Best LLM Stack for Q&A over Internal PDFs?

Question

I'm looking to build an LLM-based chatbot that can answer questions using a set of internal PDF documents. Has anyone worked on a similar use case with good success? What approach and LLM stack did you use to solve this - RAG (Retrieval-Augmented Generation), fine-tuning, or embedding-based search?

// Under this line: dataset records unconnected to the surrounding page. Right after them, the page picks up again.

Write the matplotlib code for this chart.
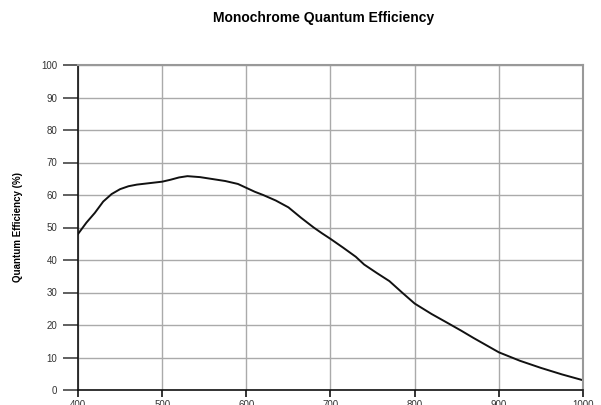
import matplotlib.pyplot as plt

plt.rcParams['font.family'] = ['Liberation Sans', 'DejaVu Sans']

wavelength = [400, 410, 420, 430, 440, 450, 460, 470, 480, 490, 500, 510, 520,
              530, 545, 560, 575, 590, 600, 610, 620, 635, 650, 665, 680, 690,
              700, 715, 730, 740, 755, 770, 785, 800, 820, 840, 855, 870, 885,
              900, 925, 950, 975, 1000]
qe = [48, 51.5, 54.5, 58, 60.3, 61.8, 62.7, 63.2, 63.5, 63.8, 64.1, 64.7, 65.4,
      65.8, 65.5, 64.9, 64.3, 63.4, 62.2, 61, 60, 58.3, 56.2, 53, 50, 48.2,
      46.5, 43.8, 41, 38.6, 36, 33.5, 30, 26.6, 23.4, 20.5, 18.3, 16, 13.8,
      11.6, 9, 6.8, 4.8, 3]

x_ticks = [400, 500, 600, 700, 800, 900, 1000]
y_ticks = [0, 10, 20, 30, 40, 50, 60, 70, 80, 90, 100]

fig = plt.figure(figsize=(6.01, 4.05), dpi=100)
ax = fig.add_axes([78 / 601, 1 - 390 / 405, 505 / 601, 325 / 405])

ax.plot(wavelength, qe, color='#111111', linewidth=1.4)

ax.set_xlim(400, 1000)
ax.set_ylim(0, 100)
ax.set_xticks(x_ticks)
ax.set_yticks(y_ticks)
ax.grid(True, color='#aaaaaa', linewidth=1)
ax.set_axisbelow(True)

for side in ['top', 'right']:
    ax.spines[side].set_color('#999999')
    ax.spines[side].set_linewidth(1.5)
for side in ['left', 'bottom']:
    ax.spines[side].set_color('#111111')
    ax.spines[side].set_linewidth(1.2)

ax.tick_params(axis='y', length=11, width=1.2, color='#444444', pad=4,
               labelsize=7, labelcolor='#333333')
ax.tick_params(axis='x', length=5, width=1.2, color='#111111', pad=2,
               labelsize=7, labelcolor='#333333')

ax.set_ylabel('Quantum Efficiency (%)', fontsize=7, fontweight='bold', labelpad=13)
fig.text(0.538, 1 - 18 / 405, 'Monochrome Quantum Efficiency', ha='center', va='center',
         fontsize=10, fontweight='bold')

fig.savefig('out.png', dpi=100)
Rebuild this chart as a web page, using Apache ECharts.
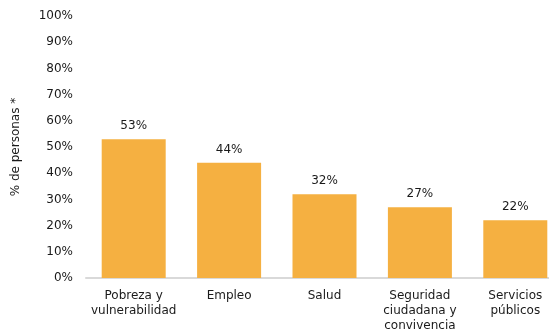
<!DOCTYPE html>
<html>
<head>
<meta charset="utf-8">
<script src="https://cdn.jsdelivr.net/npm/echarts@6/dist/echarts.min.js"></script>
<style>
  html, body { margin: 0; padding: 0; background: #fff; }
  #chart { width: 549px; height: 330px; }
</style>
</head>
<body>
<div id="chart"></div>
<script>
// categories and values
const categories = [
  'Pobreza y\nvulnerabilidad',
  'Empleo',
  'Salud',
  'Seguridad\nciudadana y\nconvivencia',
  'Servicios\npúblicos'
];
const values = [53, 44, 32, 27, 22];

const font = 'DejaVu Sans';
const chart = echarts.init(document.getElementById('chart'));

chart.setOption({
  animation: false,
  textStyle: { fontFamily: font },
  // the category band runs past the right edge of the canvas in the reference
  grid: { left: 86, top: 16, width: 477, height: 262, containLabel: false, outerBoundsMode: 'none' },
  xAxis: {
    type: 'category',
    data: categories,
    axisTick: { show: false },
    axisLine: { lineStyle: { color: '#d9d9d9', width: 2 } },
    axisLabel: {
      color: '#1a1a1a', fontSize: 12, fontFamily: font,
      margin: 10, lineHeight: 15, interval: 0
    }
  },
  yAxis: {
    type: 'value',
    min: 0, max: 100, interval: 10,
    name: '% de personas *',
    nameLocation: 'middle',
    nameGap: 64,
    nameTextStyle: { color: '#1a1a1a', fontSize: 12, fontFamily: font },
    splitLine: { show: false },
    axisLine: { show: false },
    axisTick: { show: false },
    axisLabel: {
      color: '#1a1a1a', fontSize: 12, fontFamily: font,
      margin: 13, formatter: '{value}%'
    }
  },
  series: [{
    type: 'bar',
    data: values,
    barWidth: 64,
    itemStyle: { color: '#F5B041' },
    label: {
      show: true, position: 'top', distance: 7,
      color: '#1a1a1a', fontSize: 12, fontFamily: font,
      formatter: '{c}%'
    }
  }]
});
</script>
</body>
</html>
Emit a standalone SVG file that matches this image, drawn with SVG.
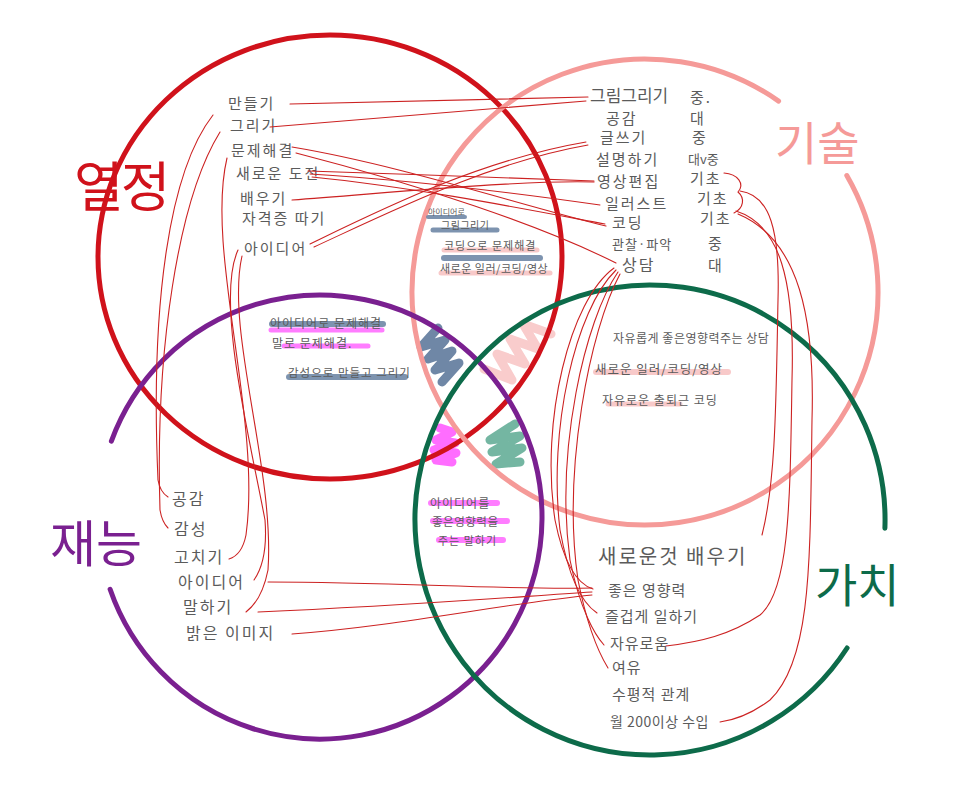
<svg xmlns="http://www.w3.org/2000/svg" width="966" height="810" viewBox="0 0 966 810">
<style>
.t{font-family:"Noto Sans CJK KR","Noto Sans",sans-serif;fill:#5b5b5b;font-size:15px;letter-spacing:2px}
.m{font-size:12px;letter-spacing:1px}
.big{font-family:"Noto Sans CJK KR","Noto Sans",sans-serif;font-size:50px}
.ring{fill:none;stroke-width:5;stroke-linecap:round}
.hl{stroke-linecap:round;fill:none}
.blue{stroke:#6f87a6;opacity:0.9}
.mag{stroke:#ff66ff;opacity:0.85}
.pk{stroke:#f7c3c3;opacity:0.9}
.scr{fill:none;stroke-width:9;stroke-linecap:round;stroke-linejoin:round}
.c{fill:none;stroke:#cc2222;stroke-width:1.1;stroke-linecap:round}
</style>
<rect width="966" height="810" fill="#ffffff"/>

<g id="scribbles">
<polyline class="scr" stroke="#6f87a6" points="438,328 421,347 445,340 428,359 452,351 435,370 459,363 442,382"/>
<polyline class="scr" stroke="#f9cccc" points="551,334 523,324 538,349 510,339 525,364 497,354 512,380 484,369"/>
<polyline class="scr" stroke="#ff6dff" points="440,428 452,432 436,440 455,443 434,450 456,453 436,460 452,462"/>
<polyline class="scr" stroke="#74b6a2" points="515,424 490,440 520,436 492,452 522,448 496,464 520,462"/>
</g>

<g id="set-passion">
<ellipse class="ring" stroke="#d0121b" cx="330" cy="257" rx="232" ry="222"/>
<text class="big" x="74" y="207" fill="#d0121b" style="font-size:54px;letter-spacing:-3px">열정</text>
<text class="t" x="228" y="109">만들기</text>
<text class="t" x="230" y="131">그리기</text>
<text class="t" x="231" y="156">문제해결</text>
<text class="t" x="236" y="179">새로운 도전</text>
<text class="t" x="240" y="204">배우기</text>
<text class="t" x="242" y="224">자격증 따기</text>
<text class="t" x="244" y="254">아이디어</text>
</g>

<g id="set-skill">
<path class="ring" stroke="#f59a98" d="M846.8,175.5 A233,233 0 1 1 778.6,101.1"/>
<text class="big" x="775" y="160" fill="#f59a98" style="font-size:46px">기술</text>
<text class="t" x="590" y="102" style="font-size:17px;letter-spacing:0">그림그리기</text>
<text class="t" x="606" y="124">공감</text>
<text class="t" x="600" y="143">글쓰기</text>
<text class="t" x="596" y="165">설명하기</text>
<text class="t" x="597" y="187">영상편집</text>
<text class="t" x="605" y="209">일러스트</text>
<text class="t" x="612" y="228">코딩</text>
<text class="t" x="612" y="249" style="font-size:13px;letter-spacing:1px">관찰·파악</text>
<text class="t" x="622" y="271" style="font-size:16px">상담</text>
<text class="t" x="690" y="103">중.</text>
<text class="t" x="690" y="124">대</text>
<text class="t" x="692" y="143">중</text>
<text class="t" x="688" y="164" style="font-size:13px;letter-spacing:0">대v중</text>
<text class="t" x="690" y="184">기초</text>
<text class="t" x="697" y="204">기초</text>
<text class="t" x="700" y="224">기초</text>
<text class="t" x="708" y="249">중</text>
<text class="t" x="708" y="271">대</text>
</g>

<g id="set-talent">
<path class="ring" stroke="#7a2090" d="M111.4,441.1 A222,222 0 1 1 110.1,589.3"/>
<text class="big" x="50" y="562" fill="#7a2090">재능</text>
<text class="t" x="172" y="505" style="font-size:16px">공감</text>
<text class="t" x="174" y="535" style="font-size:16px">감성</text>
<text class="t" x="174" y="563" style="font-size:16px">고치기</text>
<text class="t" x="178" y="588" style="font-size:16px">아이디어</text>
<text class="t" x="183" y="613" style="font-size:16px">말하기</text>
<text class="t" x="186" y="639" style="font-size:16px">밝은 이미지</text>
</g>

<g id="set-value">
<path class="ring" stroke="#0d6b4a" d="M847.1,648 A235,235 0 1 1 884.9,528.2"/>
<text class="big" x="815" y="602" fill="#0d6b4a" style="font-size:46px">가치</text>
<text class="t" x="598" y="564" style="font-size:20px">새로운것 배우기</text>
<text class="t" x="608" y="596" style="letter-spacing:1px">좋은 영향력</text>
<text class="t" x="605" y="622" style="letter-spacing:1px">즐겁게 일하기</text>
<text class="t" x="610" y="649" style="letter-spacing:1px">자유로움</text>
<text class="t" x="612" y="673" style="letter-spacing:1px">여유</text>
<text class="t" x="612" y="700" style="letter-spacing:1px">수평적 관계</text>
<text class="t" x="610" y="727" style="font-size:14px;letter-spacing:0.5px">월 200이상 수입</text>
</g>

<g id="passion-skill">
<line class="hl blue" x1="428" y1="217" x2="465" y2="217" stroke-width="4"/>
<line class="hl blue" x1="433" y1="230" x2="497" y2="230" stroke-width="5"/>
<line class="hl pk" x1="444" y1="250" x2="537" y2="250" stroke-width="5"/>
<line class="hl blue" x1="444" y1="258" x2="540" y2="258" stroke-width="6"/>
<line class="hl pk" x1="441" y1="273" x2="550" y2="273" stroke-width="5"/>
<text class="t" x="428" y="214.5" style="font-size:8px;letter-spacing:0">아이디어로</text>
<text class="t" x="441" y="229" style="font-size:10px;letter-spacing:0.5px">그림그리기</text>
<text class="t" x="444" y="250" style="font-size:11px;letter-spacing:1px">코딩으로 문제해결</text>
<text class="t" x="440" y="273" style="font-size:11px;letter-spacing:0.5px">새로운 일러/코딩/영상</text>
</g>

<g id="passion-talent">
<line class="hl blue" x1="272" y1="324" x2="383" y2="324" stroke-width="6"/>
<line class="hl mag" x1="271" y1="330" x2="382" y2="330" stroke-width="5"/>
<line class="hl mag" x1="284" y1="346" x2="368" y2="346" stroke-width="5"/>
<line class="hl blue" x1="289" y1="377" x2="405" y2="377" stroke-width="6"/>
<text class="t m" x="270" y="328">아이디어로 문제해결</text>
<text class="t m" x="272" y="348">말로 문제해결.</text>
<text class="t m" x="288" y="377" style="font-size:11.5px">감성으로 만들고 그리기</text>
</g>

<g id="skill-value">
<line class="hl pk" x1="596" y1="372" x2="728" y2="372" stroke-width="6"/>
<line class="hl pk" x1="608" y1="404" x2="680" y2="404" stroke-width="5"/>
<text class="t m" x="613" y="343" style="letter-spacing:0.5px">자유롭게 좋은영향력주는 상담</text>
<text class="t m" x="595" y="374" style="font-size:12.5px">새로운 일러/코딩/영상</text>
<text class="t m" x="602" y="405">자유로운 출퇴근 코딩</text>
</g>

<g id="talent-value">
<line class="hl mag" x1="431" y1="503" x2="497" y2="503" stroke-width="6"/>
<line class="hl mag" x1="433" y1="521" x2="507" y2="521" stroke-width="6"/>
<line class="hl mag" x1="439" y1="540" x2="503" y2="540" stroke-width="6"/>
<text class="t m" x="430" y="508">아이디어를</text>
<text class="t m" x="432" y="526" style="font-size:11.5px;letter-spacing:0.5px">좋은영향력을</text>
<text class="t m" x="438" y="545" style="font-size:11px">주는 말하기</text>
</g>

<g id="connectors">
<path class="c" d="M290,104 L588,97"/>
<path class="c" d="M270,127 L586,101"/>
<path class="c" d="M292,147 C400,165 520,205 606,226"/>
<path class="c" d="M296,153 C420,185 540,225 616,263"/>
<path class="c" d="M308,171 C400,174 520,178 594,181"/>
<path class="c" d="M310,174 C410,180 530,195 600,205"/>
<path class="c" d="M312,177 C420,188 530,210 605,224"/>
<path class="c" d="M292,200 C400,192 520,180 594,182"/>
<path class="c" d="M310,244 C380,210 480,160 586,142"/>
<path class="c" d="M314,247 C390,212 490,162 588,145"/>
<path class="c" d="M213,115 C170,170 150,300 158,480 Q160,492 168,497"/>
<path class="c" d="M220,132 C178,200 155,350 160,510 Q162,522 168,528"/>
<path class="c" d="M227,158 C205,250 262,420 246,535 Q242,555 229,559"/>
<path class="c" d="M238,250 C215,300 250,440 265,520 Q268,560 254,580"/>
<path class="c" d="M242,256 C225,330 275,470 268,570 Q262,600 246,612"/>
<path class="c" d="M268,582 C400,582 500,590 592,588"/>
<path class="c" d="M258,612 C400,606 500,598 592,592"/>
<path class="c" d="M292,634 C400,626 500,604 592,595"/>
<path class="c" d="M614,268 C570,300 540,420 555,520 C565,570 580,585 593,589"/>
<path class="c" d="M616,270 C575,310 548,430 560,530 C570,585 585,605 597,613"/>
<path class="c" d="M618,272 C585,320 555,450 570,560 C580,610 595,635 604,645"/>
<path class="c" d="M620,274 C590,330 562,470 578,580 C588,630 600,655 608,668"/>
<path class="c" d="M724,173 C738,174 745,184 738,192 C745,198 744,208 734,213"/>
<path class="c" d="M740,191 C770,195 780,230 778,300 C776,400 776,480 762,535"/>
<path class="c" d="M736,211 C780,225 795,280 792,380 C790,500 790,590 760,615 C730,635 700,642 666,646"/>
<path class="c" d="M738,214 C800,240 815,320 812,420 C810,560 812,660 770,700 C750,715 735,720 720,722"/>
</g>
</svg>
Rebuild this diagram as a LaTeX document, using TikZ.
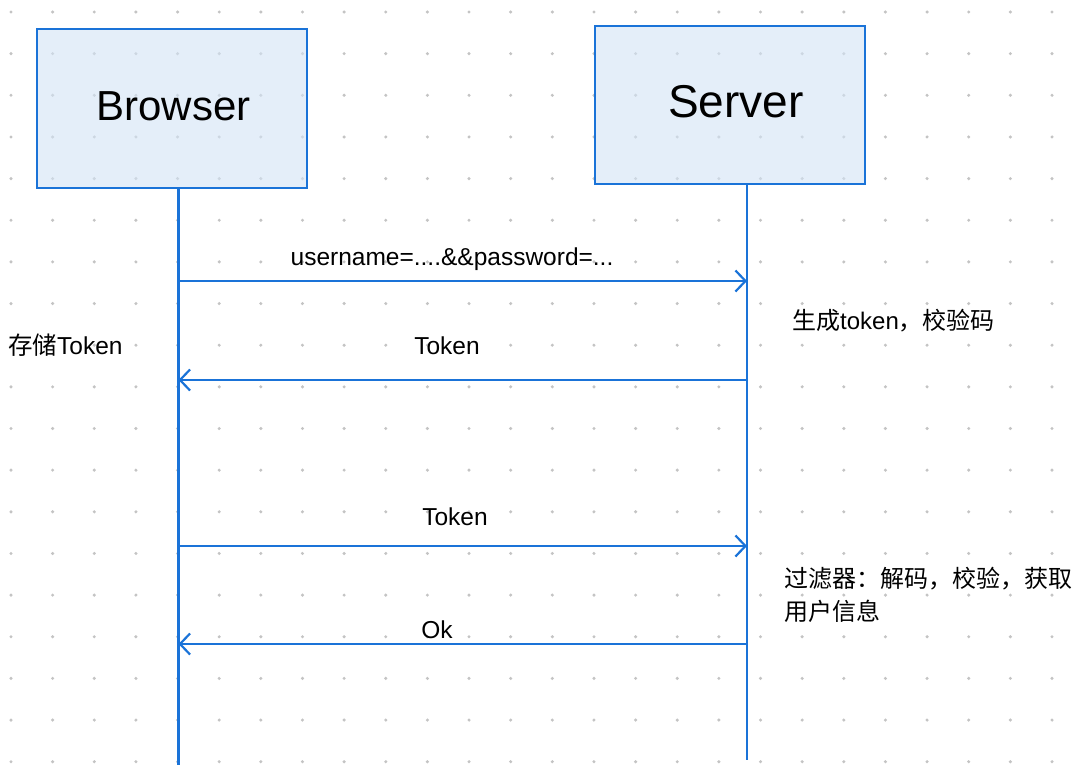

lovelearning · Accepted Answer

RAG and embedding-based search are the same thing AFAIK.
My approach is to stuff as many documents as possible directly into the context. The context windows of frontier models are large enough for my use case of ~20-40 documents. Context windows are 128K tokens for gpt-4o/o1/o3 and 1M for Gemini.
When stuffing all of them in one query isn't possible, split the documents into multiple queries and aggregate the answers.
I've tried RAG. But matching query embeddings to chunk embeddings isn't that straightforward. I noticed that relevant content was missed even with my modest number of documents. Semantic matching using query embeddings is one level above dumb keyword-matching but one level below direct queries to LLMs.
Direct LLM queries seem to perform the best especially when some intermediate understanding is required (like "Based on these documents, infer the industries where X technique may be useful"). That's not possible with simple embedding search unless some of the documents specifically use the umbrella word "industry" or its close synonyms.
Embedding search can probably be improved - like generating a synthetic answer and matching that answer's embedding to chunk embeddings. But I haven't tried such techniques.

epirogov · Answer

Hello, I found Aspose released LLM plugin:
https://products.aspose.net/pdf/chat-gpt/
At glance I see it supports some advanced features:
Automatic detection of multiple languages. Batching requests for reduce LLM API call frequency to lower operational costs.

constantinum · Answer

There is one with Langchain+pydantic+llmwhisperer https://unstract.com/blog/comparing-approaches-for-using-llm...

muzani · Answer

Langchain was the OG for PDF RAG. You don't need fine tuning or anything, it does embedding based search right out of the box.

ratg13 · Answer

Microsoft co-pilot does this out of the boxJust upload your documents to a OneDrive, Sharepoint, or Teams Site that you have access to and just start asking questions.

mayoosh · Answer

I think you can just give the full PDF to gemini 2.0 flash using their labs UI and then chat with it.